Exercise details: Lines containing the string "this" are to be counted; report the total by itself.

Records to use:
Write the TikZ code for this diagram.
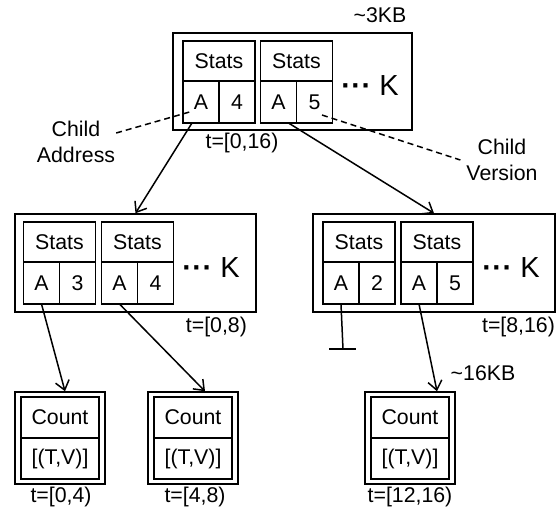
\documentclass[tikz,border=0pt]{standalone}
\usepackage{fontspec}
\setmainfont{Liberation Sans}
\usetikzlibrary{arrows.meta,positioning}

% one stats column: name, position of the header, child version
\newcommand{\statscol}[3]{%
  \node [head] (#1) at (#2) {Stats};
  \node [cell, below right=0pt of #1.south west] (#1-a) {A};
  \node [cell, right=0pt of #1-a] (#1-n) {#3};
}
% one leaf: name, centre
\newcommand{\leafbox}[2]{%
  \node [leafframe] (#1) at (#2) {};
  \node [leafrow, above=0pt of #1.center] (#1-h) {Count};
  \node [leafrow, below=0pt of #1.center] (#1-v) {[(T,V)]};
}
\newcommand{\moreK}{%
  {\bfseries\textperiodcentered\kern0.5pt\textperiodcentered\kern0.5pt\textperiodcentered}\ K}

\begin{document}
\begin{tikzpicture}[
    x=1pt, y=-1pt,
    line width=1.5pt,
    font=\fontsize{21.3}{25.5}\selectfont,
    frame/.style={draw, minimum height=98pt},
    head/.style={draw, minimum width=72pt, minimum height=40pt, inner sep=0pt, outer sep=0pt},
    cell/.style={draw, minimum width=36pt, minimum height=42pt, inner sep=0pt, outer sep=0pt},
    leafframe/.style={draw, minimum width=90pt, minimum height=92pt},
    leafrow/.style={draw, minimum width=78pt, minimum height=41pt, inner sep=0pt, outer sep=0pt},
    more/.style={font=\fontsize{29}{32}\selectfont, inner sep=0pt},
    link/.style={-{Straight Barb[length=9pt,width=14pt]}},
    note/.style={dash pattern=on 6pt off 4pt},
  ]
    \useasboundingbox (0,0) rectangle (558,509);

    % root
    \node [frame, minimum width=239pt, minimum height=97pt] (top) at (292.5,81.5) {};
    \statscol{ta}{219,61}{4}
    \statscol{tb}{296.5,61}{5}
    \node [more] (tk) at (370,86) {\moreK};
    \node (tsize) at (380,15) {\textasciitilde3KB};
    \node (trange) at (242,143) {t=[0,16)};

    % inner nodes
    \node [frame, minimum width=241pt] (ml) at (135.5,263) {};
    \statscol{la}{59.5,242}{3}
    \statscol{lb}{137.5,242}{4}
    \node [more] (lk) at (211,268) {\moreK};
    \node [anchor=east] (lrange) at (251,327) {t=[0,8)};

    \node [frame, minimum width=242pt] (mr) at (434,263) {};
    \statscol{ra}{359,242}{2}
    \statscol{rb}{437,242}{5}
    \node [more] (rk) at (511,268) {\moreK};
    \node [anchor=east] (rrange) at (559,327) {t=[8,16)};

    % leaves
    \leafbox{l1}{60,438}
    \leafbox{l2}{193,438}
    \leafbox{l3}{410,438}
    \node (l1range) at (61,497) {t=[0,4)};
    \node (l2range) at (195,497) {t=[4,8)};
    \node (l3range) at (410,497) {t=[12,16)};
    \node (lsize) at (483,373) {\textasciitilde16KB};

    % notes
    \node [align=center] (addr) at (76,142) {Child\\Address};
    \node [align=center] (ver) at (502,160) {Child\\Version};
    \coordinate (addrend) at (193,111);
    \coordinate (verstart) at (322,115);
    \coordinate (ground) at (343,349);

    \draw [note] ([xshift=-3pt,yshift=9pt]addr.east) -- (addrend);
    \draw [note] (verstart) -- ([xshift=-2pt]ver.west);

    \draw [link] ([xshift=-9pt]ta-a.south) -- (ml.north);
    \draw [link] ([xshift=10pt]tb-a.south) -- (mr.north);
    \draw [link] (la-a.south) -- ([xshift=5pt]l1.north);
    \draw [link] (lb-a.south) -- ([xshift=12pt]l2.north);
    \draw [link] (rb-a.south) -- ([xshift=27pt]l3.north);
    \draw (ra-a.south) -- (ground);
    \draw ([xshift=-14pt]ground) -- ([xshift=13pt]ground);
\end{tikzpicture}
\end{document}
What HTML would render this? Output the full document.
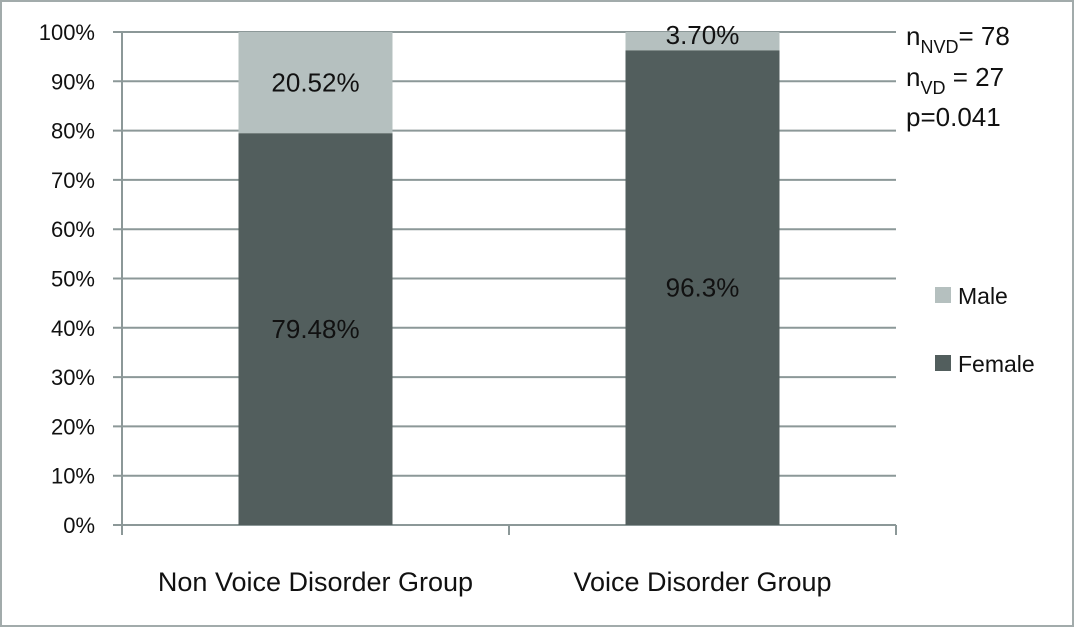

Task answer: 2